I was 12 years old when war was declared — I had three sisters and two brothers. My oldest brother was called up the following year when he was 19. He spent most of the War in the Middle East. He would send us individual letters — they were photocopied and about 6 inches square.

My Dad was a tram driver. He never knew when he’d be home in the evening as he would have to take shelter from Air Raids and stay with the passengers.

At home we’d have to go to a corrugated iron Air Raid shelter dug into the garden — an Anderson shelter. It was very cramped with six of us and water would seep in so that eventually it was flooded and we’d just take a chance and stay inside the house.

We could hear explosions and Ack Ack gunfire as the Liverpool docks and city were being bombed. The May Blitz in 1940 was very severe. Scotland Road was flattened and whole families from Duke Street and Byrom Street were killed .

My Dad had a few narrow escapes. We had neighbours who were fire watchers and my Dad was in the Homeguard. He and his comrades made a little truck for their fire fighting equipment with which they tackled incendiary bombs and it was kept in the garden of the house at the corner of the road. One of our neighbours, Mr Jarvis, had to do fire watching at Morrison Jones, the big grocer’s but he was killed — It was awful - he went out one night and didn’t come back …and he had young children.

For a few months we didn’t go to school but had lessons in different houses. We’d take turns — and it used to be in our house on Wednesday afternoons. After a while it was considered safe enough for us to go back to school as it was on the outskirts of town. Though we did have a few bombs in our district, they were mostly incendiary bombs which caused fires.

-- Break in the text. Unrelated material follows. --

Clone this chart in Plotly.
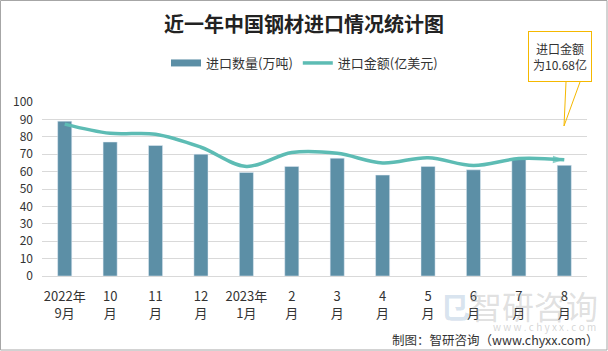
import plotly.graph_objects as go

categories = ["2022年<br>9月", "10<br>月", "11<br>月", "12<br>月", "2023年<br>1月", "2<br>月",
              "3<br>月", "4<br>月", "5<br>月", "6<br>月", "7<br>月", "8<br>月"]
qty = [89, 77, 75, 70, 59.5, 63, 67.7, 58, 63, 61, 67, 63.6]          # 进口数量(万吨)
amount = [13.97, 13.12, 13.04, 11.84, 10.08, 11.36, 11.28, 10.4, 10.88, 10.16, 10.8, 10.68]  # 进口金额(亿美元)

W, H = 608, 351
L, R, T, B = 42, 21, 102, 75
pw, ph = W - L - R, H - T - B

bar_color = "#5C8FA6"
line_color = "#5DBCB4"

fig = go.Figure()
fig.add_trace(go.Bar(x=categories, y=qty, name="进口数量(万吨)", marker_color=bar_color, yaxis="y",
                     showlegend=False))
# legend entry for bars drawn as a wide flat bar
fig.add_trace(go.Scatter(x=[None], y=[None], mode="lines", name="进口数量(万吨)",
                         line=dict(color=bar_color, width=7), yaxis="y"))

n = len(amount)
symbols = ["circle"] + ["circle"] * (n - 2) + ["arrow"]
sizes = [11] + [0] * (n - 2) + [12]
fig.add_trace(go.Scatter(x=categories, y=amount, name="进口金额(亿美元)", yaxis="y2",
                         mode="lines+markers",
                         line=dict(color=line_color, width=3.5, shape="spline", smoothing=1),
                         marker=dict(symbol=symbols, size=sizes, color=line_color, angleref="previous",
                                     line=dict(width=0))))


def px(x):
    return (x - L) / pw


def py(y):
    return (H - B - y) / ph


fig.update_layout(
    width=W, height=H,
    margin=dict(l=L, r=R, t=T, b=B, autoexpand=False),
    paper_bgcolor="white", plot_bgcolor="white",
    bargap=0.69,
    showlegend=True,
    legend=dict(orientation="h", x=px(166), xanchor="left", y=py(63),
                yanchor="middle", font=dict(size=13, color="#333", family="Noto Sans CJK SC"),
                traceorder="normal", itemwidth=30),
    title=dict(text="<b>近一年中国钢材进口情况统计图</b>", x=304 / W, xanchor="center",
               y=1 - 25 / H, yanchor="middle",
               font=dict(size=20, color="#222", family="Noto Sans CJK SC")),
    xaxis=dict(showgrid=False, showline=True, linecolor="#D9D9D9", linewidth=1, automargin=False,
               range=[-0.5, len(categories) - 0.5],
               tickfont=dict(size=13, color="#333", family="Noto Sans CJK SC"), ticks="",
               ticklabelstandoff=8),
    yaxis=dict(range=[0, 100], dtick=10, showgrid=True, gridcolor="#D9D9D9", gridwidth=1,
               zeroline=False, tickfont=dict(size=12, color="#333", family="Noto Sans CJK SC"),
               ticks="", ticklen=0, automargin=False, ticklabelstandoff=8),
    yaxis2=dict(range=[0, 16], overlaying="y", side="right", visible=False, showgrid=False,
                automargin=False),
    font=dict(family="Noto Sans CJK SC"),
)

# border around whole figure
fig.add_shape(type="rect", xref="paper", yref="paper", x0=px(0.5), x1=px(607), y0=py(350), y1=py(0.5),
              line=dict(color="#A6A6A6", width=1), fillcolor="rgba(0,0,0,0)", layer="above")

# callout tail
fig.add_shape(type="path", xref="paper", yref="paper",
              path=f"M {px(566)} {py(82)} L {px(564)} {py(126)} L {px(580)} {py(82)}",
              line=dict(color="#F5B800", width=1), layer="above")
# callout box
fig.add_annotation(xref="paper", yref="paper", x=px(560), y=py(56.5), xanchor="center", yanchor="middle",
                   text="进口金额<br>为10.68亿", showarrow=False, font=dict(size=12, color="#333"),
                   align="center", width=56, height=43, bordercolor="#F5B800", borderwidth=1,
                   bgcolor="white", borderpad=3)

# watermark
fig.add_annotation(xref="paper", yref="paper", x=px(600), y=py(305), xanchor="right", yanchor="middle",
                   text="智研咨询", showarrow=False, font=dict(size=32, color="rgba(150,150,150,0.3)"))
fig.add_annotation(xref="paper", yref="paper", x=px(455), y=py(305), xanchor="center", yanchor="middle",
                   text="<b>㔾</b>", showarrow=False, font=dict(size=30, color="rgba(120,160,200,0.3)"))
fig.add_annotation(xref="paper", yref="paper", x=px(598), y=py(326), xanchor="right", yanchor="middle",
                   text="w w w . c h y x x . c o m", showarrow=False,
                   font=dict(size=10, color="rgba(150,150,150,0.4)"))
# footer
fig.add_annotation(xref="paper", yref="paper", x=px(601), y=py(339), xanchor="right", yanchor="middle",
                   text="制图：智研咨询（www.chyxx.com）", showarrow=False,
                   font=dict(size=12.5, color="#333"))

fig.write_html("out.html")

I started work in an office in town and it wasn’t unusual to have to get off the tram early as it couldn’t get through all the debris and the hosepipes that criss crossed the road. I remember after a very heavy raid we had to walk most of the way past bombed buildings. When I eventually reached the office it was full of glass because the bomb blast had blown in all the windows. We had to clean up the office as best we could and just carry on. The office was opposite a tobacconist’s and often you would see people running to form a queue as word got around that there had been a delivery of cigarettes. I used to smoke myself when I was fourteen.

There were some nice times — people were so friendly to each other. The door was always open to the neighbours. We went to the cinema and saw films like Brief Encounter, Waterloo with Robert Taylor, Betted Davies films and musicals — but, because of the Air Raids, we seldom saw a film the whole way through.

We got used to rationing — we’d get one fresh egg a week, so we got used to making omelettes with dried egg; snook, which was tinned fish that we’d make into rissoles and fishcakes — anything to disguise the taste. We never saw sugar and my mum used to try and make butter last the week by beating a drop of milk into it. We had to make everything go a long way — we lived on carrots and potatoes! At the shops, if you were well in with the branch manager you might get an extra chop or something…

When I was seventeen I went to Plessey Communications. Then I was sent to a building in Bootle where they made Bailey Bridges. I was trained to use a rivet gun — but it was too heavy and I was too small to hold it properly and I was sent back to Plesseys.

Joe, my first husband, was a Prisoner of war for five years. He became a very good card player — there were lots of card games in the camps. He was taken in Italy and marched form place to place. They were so hungry that once he stole a chicken and hid it under his coat. He had his teeth knocked out by the Gestapo. But once he was near A Russian camp and the Germans treated them worse.

On VE Day we all celebrated. I was with a friend from the Office — it was the first time I had been in a pub, The Jolly Miller in West Derby, and the noise was terrific. The atmosphere was euphoric — everyone got carried away. Somebody gave me a drink — I’d never even tasted alcohol before. I thought my Dad would have killed me if he had known I was there.